=== Supplied information ===
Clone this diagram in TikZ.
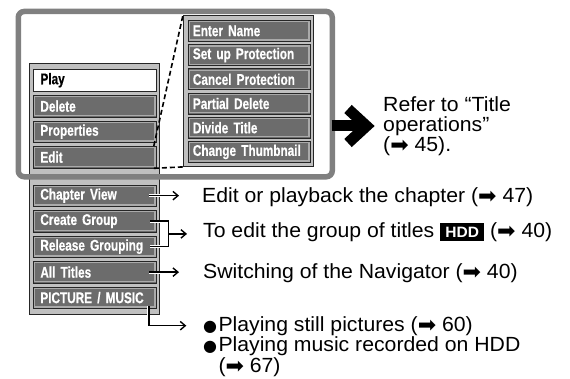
\documentclass[tikz,border=0pt]{standalone}
\usepackage{fontspec}
\setmainfont{Liberation Sans}[FakeStretch=1.035]
\newfontfamily\btnfont{Liberation Sans}[FakeStretch=0.76, FakeBold=0.5]
\newfontfamily\symfont{DejaVu Sans}
\usetikzlibrary{arrows.meta,calc}
\definecolor{framegray}{RGB}{128,128,128}
\definecolor{panelgray}{RGB}{192,192,192}
\definecolor{btngray}{RGB}{108,108,108}
\definecolor{rimgray}{RGB}{170,170,170}
\newcommand\parr{\raisebox{-1pt}{\symfont\fontsize{22}{22}\selectfont ➡}}
\newcommand\bul{\llap{{\symfont\fontsize{16}{16}\selectfont ●}\hspace{1.5pt}}}
\newcommand\hdd{{\setlength\fboxsep{0pt}\colorbox{black}{\makebox[44pt]{\rule[-3pt]{0pt}{18pt}\textcolor{white}{\bfseries\fontsize{15}{15}\selectfont HDD}}}}}
\begin{document}
\begin{tikzpicture}[x=1pt,y=-1pt,
  every node/.style={inner sep=0pt},
  panel/.style={draw=black!85, line width=0.9pt, fill=panelgray, anchor=north west, minimum width=130pt},
  btnbase/.style={draw=black!85, line width=0.8pt, anchor=north west, align=left,
     font=\btnfont\bfseries\fontsize{15.5}{15.5}\selectfont, inner ysep=0pt, minimum height=21.5pt},
  rim/.style={path picture={\draw[rimgray, line width=1.2pt]
     ([xshift=1.4pt,yshift=-1.4pt]path picture bounding box.north west) rectangle
     ([xshift=-1.4pt,yshift=1.4pt]path picture bounding box.south east);}},
  btn/.style={btnbase, rim, fill=btngray, text=white},
  lbtn/.style={btn, text width=109pt, inner xsep=7pt},
  sbtn/.style={btn, text width=113pt, minimum height=21pt, inner xsep=4.5pt},
  playbtn/.style={btnbase, fill=white, text=black, text width=109pt, inner xsep=7pt, line width=1pt},
  txt/.style={anchor=base west, font=\fontsize{20.5}{20.5}\selectfont},
  conn/.style={line width=1.4pt, -{Straight Barb[length=5pt,width=8.5pt]},
     preaction={draw=white, line width=2.8pt}},
  bracket/.style={line width=1.4pt, preaction={draw=white, line width=2.8pt}},
  dashline/.style={line width=1.6pt, dash pattern=on 5pt off 3pt},
  bigarrow/.style={line width=11pt, line join=miter}
]
\useasboundingbox (0,0) rectangle (570,378);

% panels
\node[panel, minimum height=251pt] (lp) at (29,63) {};
\node[panel, minimum height=151pt] (sp) at (183,15) {};

% left menu
\node[playbtn] (play) at (33,69) {Play};
\node[lbtn] (del) at (33,95) {Delete};
\node[lbtn] (prop) at (33,120.5) {Properties};
\node[lbtn] (edit) at (33,146) {Edit};
\node[lbtn] (cv) at (33,184.5) {Chapter View};
\node[lbtn] (cg) at (33,210) {Create Group};
\node[lbtn] (rg) at (33,235.5) {Release Grouping};
\node[lbtn] (at) at (33,261) {All Titles};
\node[lbtn] (pm) at (33,286.5) {PICTURE / MUSIC};

% sub menu
\node[sbtn] (s1) at (188,20) {Enter Name};
\node[sbtn] (s2) at (188,44.2) {Set up Protection};
\node[sbtn] (s3) at (188,68.4) {Cancel Protection};
\node[sbtn] (s4) at (188,92.6) {Partial Delete};
\node[sbtn] (s5) at (188,116.8) {Divide Title};
\node[sbtn] (s6) at (188,141) {Change Thumbnail};

% frame
\node[draw=framegray, line width=5.5pt, rounded corners=6pt, anchor=north west,
      minimum width=314pt, minimum height=165.3pt] (frame) at (15.5,8.7) {};

% dashed zoom lines
\draw[dashline] ([xshift=-3pt]edit.north east) -- (sp.north west);
\draw[dashline] ([xshift=-3pt]edit.south east) -- (sp.south west);

% texts
\node[txt] (r1) at (383,111) {Refer to “Title};
\node[txt] (r2) at (383,131.3) {operations”};
\node[txt] (r3) at (383,151.6) {(\parr\ 45).};
\node[txt] (t1) at (202,202.7) {Edit or playback the chapter (\parr\ 47)};
\node[txt] (t2) at (203,237.7) {To edit the group of titles \hdd\ (\parr\ 40)};
\node[txt] (t3) at (203,278) {Switching of the Navigator (\parr\ 40)};
\node[txt] (b1) at (218.3,331) {\bul Playing still pictures (\parr\ 60)};
\node[txt] (b2) at (218.3,351.5) {\bul Playing music recorded on HDD};
\node[txt] (b3) at (218.3,372) {(\parr\ 67)};

% connectors
\draw[conn, shorten >=15pt] ([xshift=-8pt]cv.east) -- ([xshift=-8pt]cv.east -| t1.west);
\draw[bracket] ([xshift=-7pt]cg.east) -- ++(18.5,0) |- ([xshift=-7pt]rg.east);
\coordinate (bm) at ($([xshift=11.5pt]cg.east)!0.5!([xshift=11.5pt]rg.east)$);
\draw[conn, shorten >=16pt] (bm) -- (bm -| t2.west);
\draw[conn, shorten >=16pt] ([xshift=-8pt]at.east) -- ([xshift=-8pt]at.east -| t3.west);
\draw[conn, shorten >=16pt] ([xshift=-8pt,yshift=3pt]pm.south east) |- ([xshift=-16pt]b1.west);

% big arrow
\draw[bigarrow] (331.5,125.5) -- (362,125.5);
\draw[bigarrow] (348,109) -- (366.5,126) -- (348,143);
\end{tikzpicture}
\end{document}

=== What you have to do ===
Print out the lines exactly, skipping any picture.

=== Solution below ===
Clone this diagram in TikZ.
\documentclass[tikz,border=0pt]{standalone}
\usepackage{fontspec}
\setmainfont{Liberation Sans}[FakeStretch=1.035]
\newfontfamily\btnfont{Liberation Sans}[FakeStretch=0.76, FakeBold=0.5]
\newfontfamily\symfont{DejaVu Sans}
\usetikzlibrary{arrows.meta,calc}
\definecolor{framegray}{RGB}{128,128,128}
\definecolor{panelgray}{RGB}{192,192,192}
\definecolor{btngray}{RGB}{108,108,108}
\definecolor{rimgray}{RGB}{170,170,170}
\newcommand\parr{\raisebox{-1pt}{\symfont\fontsize{22}{22}\selectfont ➡}}
\newcommand\bul{\llap{{\symfont\fontsize{16}{16}\selectfont ●}\hspace{1.5pt}}}
\newcommand\hdd{{\setlength\fboxsep{0pt}\colorbox{black}{\makebox[44pt]{\rule[-3pt]{0pt}{18pt}\textcolor{white}{\bfseries\fontsize{15}{15}\selectfont HDD}}}}}
\begin{document}
\begin{tikzpicture}[x=1pt,y=-1pt,
  every node/.style={inner sep=0pt},
  panel/.style={draw=black!85, line width=0.9pt, fill=panelgray, anchor=north west, minimum width=130pt},
  btnbase/.style={draw=black!85, line width=0.8pt, anchor=north west, align=left,
     font=\btnfont\bfseries\fontsize{15.5}{15.5}\selectfont, inner ysep=0pt, minimum height=21.5pt},
  rim/.style={path picture={\draw[rimgray, line width=1.2pt]
     ([xshift=1.4pt,yshift=-1.4pt]path picture bounding box.north west) rectangle
     ([xshift=-1.4pt,yshift=1.4pt]path picture bounding box.south east);}},
  btn/.style={btnbase, rim, fill=btngray, text=white},
  lbtn/.style={btn, text width=109pt, inner xsep=7pt},
  sbtn/.style={btn, text width=113pt, minimum height=21pt, inner xsep=4.5pt},
  playbtn/.style={btnbase, fill=white, text=black, text width=109pt, inner xsep=7pt, line width=1pt},
  txt/.style={anchor=base west, font=\fontsize{20.5}{20.5}\selectfont},
  conn/.style={line width=1.4pt, -{Straight Barb[length=5pt,width=8.5pt]},
     preaction={draw=white, line width=2.8pt}},
  bracket/.style={line width=1.4pt, preaction={draw=white, line width=2.8pt}},
  dashline/.style={line width=1.6pt, dash pattern=on 5pt off 3pt},
  bigarrow/.style={line width=11pt, line join=miter}
]
\useasboundingbox (0,0) rectangle (570,378);

% panels
\node[panel, minimum height=251pt] (lp) at (29,63) {};
\node[panel, minimum height=151pt] (sp) at (183,15) {};

% left menu
\node[playbtn] (play) at (33,69) {Play};
\node[lbtn] (del) at (33,95) {Delete};
\node[lbtn] (prop) at (33,120.5) {Properties};
\node[lbtn] (edit) at (33,146) {Edit};
\node[lbtn] (cv) at (33,184.5) {Chapter View};
\node[lbtn] (cg) at (33,210) {Create Group};
\node[lbtn] (rg) at (33,235.5) {Release Grouping};
\node[lbtn] (at) at (33,261) {All Titles};
\node[lbtn] (pm) at (33,286.5) {PICTURE / MUSIC};

% sub menu
\node[sbtn] (s1) at (188,20) {Enter Name};
\node[sbtn] (s2) at (188,44.2) {Set up Protection};
\node[sbtn] (s3) at (188,68.4) {Cancel Protection};
\node[sbtn] (s4) at (188,92.6) {Partial Delete};
\node[sbtn] (s5) at (188,116.8) {Divide Title};
\node[sbtn] (s6) at (188,141) {Change Thumbnail};

% frame
\node[draw=framegray, line width=5.5pt, rounded corners=6pt, anchor=north west,
      minimum width=314pt, minimum height=165.3pt] (frame) at (15.5,8.7) {};

% dashed zoom lines
\draw[dashline] ([xshift=-3pt]edit.north east) -- (sp.north west);
\draw[dashline] ([xshift=-3pt]edit.south east) -- (sp.south west);

% texts
\node[txt] (r1) at (383,111) {Refer to “Title};
\node[txt] (r2) at (383,131.3) {operations”};
\node[txt] (r3) at (383,151.6) {(\parr\ 45).};
\node[txt] (t1) at (202,202.7) {Edit or playback the chapter (\parr\ 47)};
\node[txt] (t2) at (203,237.7) {To edit the group of titles \hdd\ (\parr\ 40)};
\node[txt] (t3) at (203,278) {Switching of the Navigator (\parr\ 40)};
\node[txt] (b1) at (218.3,331) {\bul Playing still pictures (\parr\ 60)};
\node[txt] (b2) at (218.3,351.5) {\bul Playing music recorded on HDD};
\node[txt] (b3) at (218.3,372) {(\parr\ 67)};

% connectors
\draw[conn, shorten >=15pt] ([xshift=-8pt]cv.east) -- ([xshift=-8pt]cv.east -| t1.west);
\draw[bracket] ([xshift=-7pt]cg.east) -- ++(18.5,0) |- ([xshift=-7pt]rg.east);
\coordinate (bm) at ($([xshift=11.5pt]cg.east)!0.5!([xshift=11.5pt]rg.east)$);
\draw[conn, shorten >=16pt] (bm) -- (bm -| t2.west);
\draw[conn, shorten >=16pt] ([xshift=-8pt]at.east) -- ([xshift=-8pt]at.east -| t3.west);
\draw[conn, shorten >=16pt] ([xshift=-8pt,yshift=3pt]pm.south east) |- ([xshift=-16pt]b1.west);

% big arrow
\draw[bigarrow] (331.5,125.5) -- (362,125.5);
\draw[bigarrow] (348,109) -- (366.5,126) -- (348,143);
\end{tikzpicture}
\end{document}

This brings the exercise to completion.